Green: Environmental businesses seen as growth opportunity for Minneapolis
by Burl Gilyard Staff Writer, FINANCE AND COMMERCE
(the following article was published in Finance and Commerce)
Meet Rick Siewert, poster boy for the promise of “green jobs” that politicians often chatter about.
Siewert’s father founded the Minneapolis-based Siewert Cabinet & Fixture Manufacturing Inc. in 1965. Today, the company employs 48 people at in south Minneapolis along Minnehaha Avenue.
Siewert’s firm is certified by the Forest Stewardship Council. That means the company’s products can boost LEED (Leadership in Energy and Environmental Design) ratings for building projects.
“We try and stay ahead of the game as far as LEED goes,” Siewert said.
Meanwhile, Siewert and his wife, Cindy, have started another business: Wood from the Hood, a cleverly-named concern which turns discarded urban timber into high-quality hardwood.
“We saw the waste going on,” Siewert said. “Something needed to be done.”
“Right now, it’s a small-time operation,” Siewert said of Wood from the Hood. But Siewert believes that the operation can grow, which brought him to the Chambers Hotel in downtown Minneapolis earlier this week for a meeting where the menu featured granola, yogurt and networking.
There, city of Minneapolis leaders and the Minneapolis Regional Chamber of Commerce convened its first-ever formal meeting to tout Minneapolis-based “green” businesses and encourage collaboration among the firms.
“I think we’re seeing the way that we’ve been living literally running out of gas,” Minneapolis Mayor R.T. Rybak told the small gathering. “The economy of the United States is being reborn on a green platform. This is a revolution that starts from the ground up.”
Rybak touted a new era of producing green products within the city limits.
“This is a brain-power city and a brain-power state. We need to make things in this city,” Rybak said. “It’s a wonderful thing to try to make a green product. It’s not so wonderful to make it out in the middle of a cornfield where someone has to drive 45 minutes to get there.”
The city’s Community Planning and Economic Development (CPED) department, working with the office of Council Member Scott Benson, has been cobbling together a list of green businesses in the city.
As of this week, the unofficial tally stands at 165 businesses.
But what defines a “green” business?
City staffers acknowledge that the definition is evolving and the list is a work in progress. The current tally includes retailers, restaurateurs, architects, printers, nonprofits and others.

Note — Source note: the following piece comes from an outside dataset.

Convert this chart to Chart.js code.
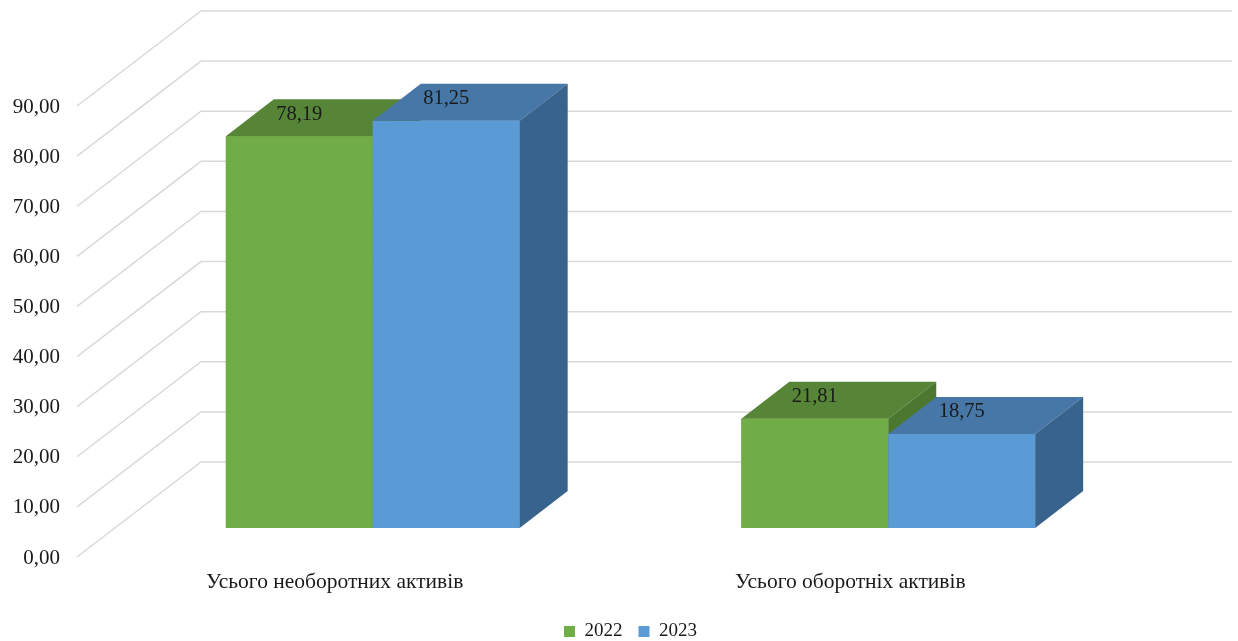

The state’s Green Jobs Task Force currently has a working definition that broadly includes four categories of businesses: green products, renewable energy, green services and environmental conservation.

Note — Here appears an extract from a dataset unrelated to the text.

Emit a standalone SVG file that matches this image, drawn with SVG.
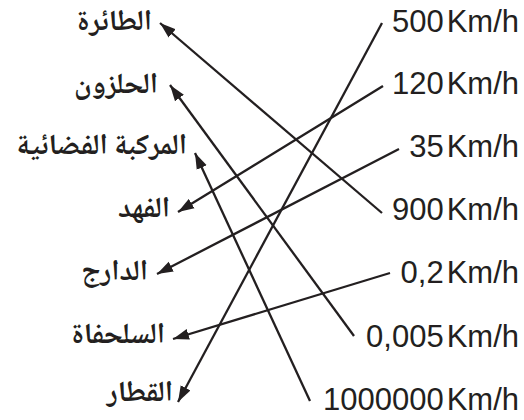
<svg xmlns="http://www.w3.org/2000/svg" width="524" height="420" viewBox="0 0 524 420">
<style>
.ar{font-family:"Noto Naskh Arabic","DejaVu Sans",sans-serif;font-size:29px;font-weight:bold;fill:#231f20;text-anchor:end}
.sp{font-family:"Liberation Sans",Arial,sans-serif;font-size:31px;fill:#231f20;text-anchor:end}
.c line{stroke:#231f20;stroke-width:2.3;fill:none;marker-end:url(#ah)}
</style>
<defs>
<marker id="ah" markerUnits="userSpaceOnUse" markerWidth="17" markerHeight="13" refX="16" refY="5.5" orient="auto" viewBox="0 0 17 11">
<path d="M0,0 L16,5.5 L0,11 Z" fill="#231f20"/>
</marker>
</defs>
<rect width="524" height="420" fill="#fff"/>
<g id="l1"><text class="ar" x="152" y="30">الطائرة</text></g>
<g id="l2"><text class="ar" x="158" y="93">الحلزون</text></g>
<g id="l3"><text class="ar" x="187" y="154">المركبة الفضائية</text></g>
<g id="l4"><text class="ar" x="170" y="217">الفهد</text></g>
<g id="l5"><text class="ar" x="148" y="280">الدارج</text></g>
<g id="l6"><text class="ar" x="165" y="343">السلحفاة</text></g>
<g id="l7"><text class="ar" x="173" y="401">القطار</text></g>
<g id="r1"><text class="sp" x="519" y="32">500<tspan dx="3">Km/h</tspan></text></g>
<g id="r2"><text class="sp" x="519" y="94">120<tspan dx="3">Km/h</tspan></text></g>
<g id="r3"><text class="sp" x="519" y="157">35<tspan dx="3">Km/h</tspan></text></g>
<g id="r4"><text class="sp" x="519" y="220">900<tspan dx="3">Km/h</tspan></text></g>
<g id="r5"><text class="sp" x="519" y="283">0,2<tspan dx="3">Km/h</tspan></text></g>
<g id="r6"><text class="sp" x="519" y="347">0,005<tspan dx="3">Km/h</tspan></text></g>
<g id="r7"><text class="sp" x="519" y="410">1000000<tspan dx="3">Km/h</tspan></text></g>
<g id="connectors" class="c">
<line x1="382" y1="213" x2="160" y2="23"/>
<line x1="354" y1="336" x2="170" y2="85"/>
<line x1="310" y1="401" x2="195" y2="153"/>
<line x1="383" y1="86" x2="178" y2="212"/>
<line x1="399" y1="149" x2="157" y2="274"/>
<line x1="390" y1="273" x2="173" y2="339"/>
<line x1="382" y1="23" x2="178" y2="402"/>
</g>
</svg>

“The ultimate definition that the city uses will parallel what the state comes up with,” said Emily Stern, a senior project coordinator with CPED.
“We’re trying to make the list as comprehensive as possible,” Stern said.
Minneapolis-based investment bank Piper Jaffray Companies may not seem like a natural candidate, but they’re on the list.
“They do have a business line that is investing in renewable technologies and businesses,” Stern noted.
Other attendees at the meeting included a representative of Houston-based Horizon Wind Energy, which in September opened a local development office at the Wyman Building in the Minneapolis Warehouse District.
Green businesses are seen as a growth opportunity for the city. But others see challenges for efforts to go green in today’s tough economy.
Michael Anschel, a principal with Minneapolis-based design firm Otogawa-Anschel Design + Build, said that his firm is seeing clients who are wary of paying a little extra for green products. For example, clients may opt for cheaper, imported wood instead of local wood.
“People right now are not confident and they’re pulling back,” Anschel said.
Mayor Rybak preached collaboration and teamwork among the businesses, and encouraged attendees to visit his Facebook webpage and send ideas directly to him.
“We want you to talk to each other,” Rybak said. “We want to be buying local products.”